— BEGIN PROVIDED MATERIAL —

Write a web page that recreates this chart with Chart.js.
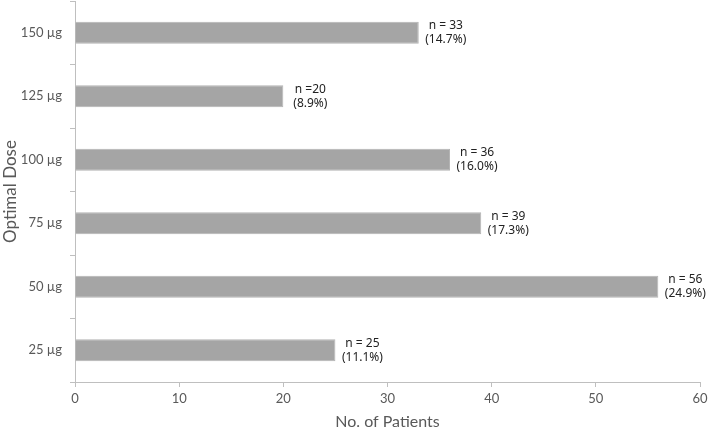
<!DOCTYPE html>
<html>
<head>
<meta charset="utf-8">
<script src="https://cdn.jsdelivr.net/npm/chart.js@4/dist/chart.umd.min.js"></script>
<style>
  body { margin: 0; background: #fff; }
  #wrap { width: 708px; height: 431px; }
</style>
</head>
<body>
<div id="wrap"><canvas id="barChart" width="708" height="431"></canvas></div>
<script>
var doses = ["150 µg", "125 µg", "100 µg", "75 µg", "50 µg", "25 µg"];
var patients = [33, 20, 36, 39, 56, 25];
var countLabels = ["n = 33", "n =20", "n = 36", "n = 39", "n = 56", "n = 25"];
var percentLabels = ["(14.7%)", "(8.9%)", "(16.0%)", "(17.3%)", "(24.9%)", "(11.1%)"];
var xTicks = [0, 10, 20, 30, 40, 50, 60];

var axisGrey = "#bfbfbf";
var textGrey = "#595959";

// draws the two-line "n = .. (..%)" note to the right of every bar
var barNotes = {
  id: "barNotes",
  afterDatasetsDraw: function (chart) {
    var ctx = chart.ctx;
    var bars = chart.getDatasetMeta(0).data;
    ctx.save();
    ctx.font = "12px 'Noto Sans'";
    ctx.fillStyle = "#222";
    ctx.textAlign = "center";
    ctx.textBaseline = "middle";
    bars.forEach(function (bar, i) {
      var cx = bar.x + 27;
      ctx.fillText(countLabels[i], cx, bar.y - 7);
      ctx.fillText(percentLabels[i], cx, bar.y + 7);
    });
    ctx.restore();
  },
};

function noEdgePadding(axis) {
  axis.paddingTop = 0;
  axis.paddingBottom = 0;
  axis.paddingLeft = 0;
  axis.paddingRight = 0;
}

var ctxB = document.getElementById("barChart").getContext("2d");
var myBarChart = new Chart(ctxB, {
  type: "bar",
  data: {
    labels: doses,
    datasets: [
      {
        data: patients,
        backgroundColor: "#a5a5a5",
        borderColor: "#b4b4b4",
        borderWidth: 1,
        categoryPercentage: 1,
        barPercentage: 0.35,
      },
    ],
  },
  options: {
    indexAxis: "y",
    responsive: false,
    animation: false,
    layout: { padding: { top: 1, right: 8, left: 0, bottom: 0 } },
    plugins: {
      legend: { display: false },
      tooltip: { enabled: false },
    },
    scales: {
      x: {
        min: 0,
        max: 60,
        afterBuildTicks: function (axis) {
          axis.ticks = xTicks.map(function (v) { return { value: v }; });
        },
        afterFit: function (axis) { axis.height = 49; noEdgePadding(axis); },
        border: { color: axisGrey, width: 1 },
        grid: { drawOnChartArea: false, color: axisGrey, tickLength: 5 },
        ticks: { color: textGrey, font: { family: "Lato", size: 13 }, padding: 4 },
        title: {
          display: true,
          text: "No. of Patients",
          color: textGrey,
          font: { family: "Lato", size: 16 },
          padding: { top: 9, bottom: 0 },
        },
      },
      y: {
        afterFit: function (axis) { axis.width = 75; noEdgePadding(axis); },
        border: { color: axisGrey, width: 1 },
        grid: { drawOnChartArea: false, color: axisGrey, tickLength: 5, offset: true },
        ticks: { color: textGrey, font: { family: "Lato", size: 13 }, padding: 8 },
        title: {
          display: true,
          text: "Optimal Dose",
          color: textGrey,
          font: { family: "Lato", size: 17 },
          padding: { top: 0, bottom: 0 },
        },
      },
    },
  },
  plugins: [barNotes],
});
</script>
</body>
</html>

— END PROVIDED MATERIAL —
— BEGIN PROVIDED MATERIAL —

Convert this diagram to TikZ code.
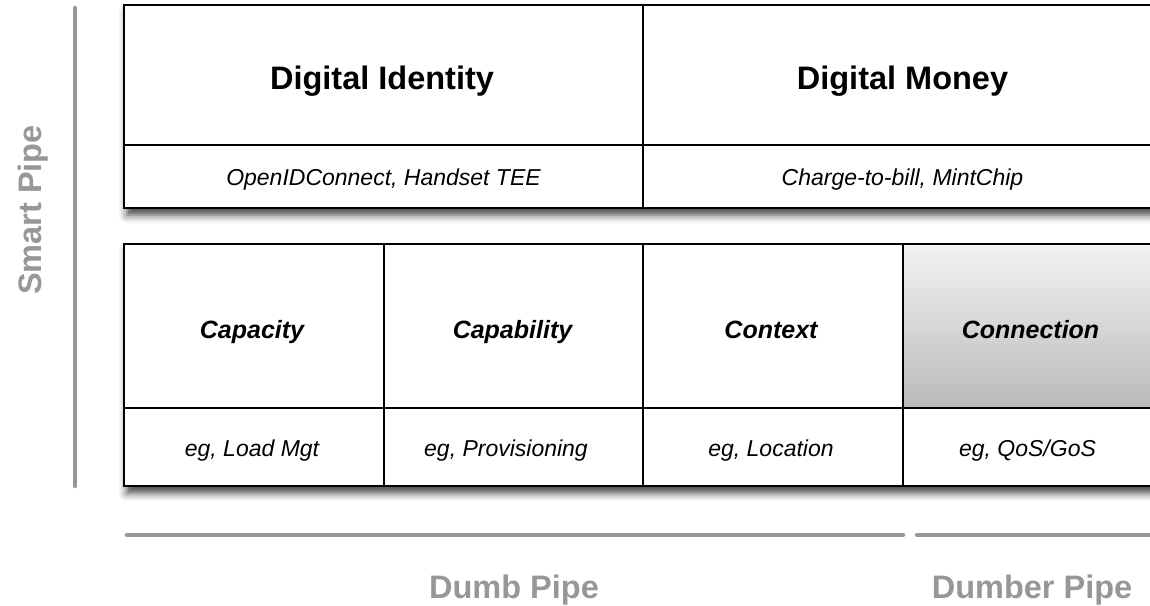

— END PROVIDED MATERIAL —

> [REQUIREMENT]: Copy out each line in the preceding records that contains "this".

> [WRITTEN RESPONSE]:
Write a web page that recreates this chart with Chart.js.
Convert this diagram to TikZ code.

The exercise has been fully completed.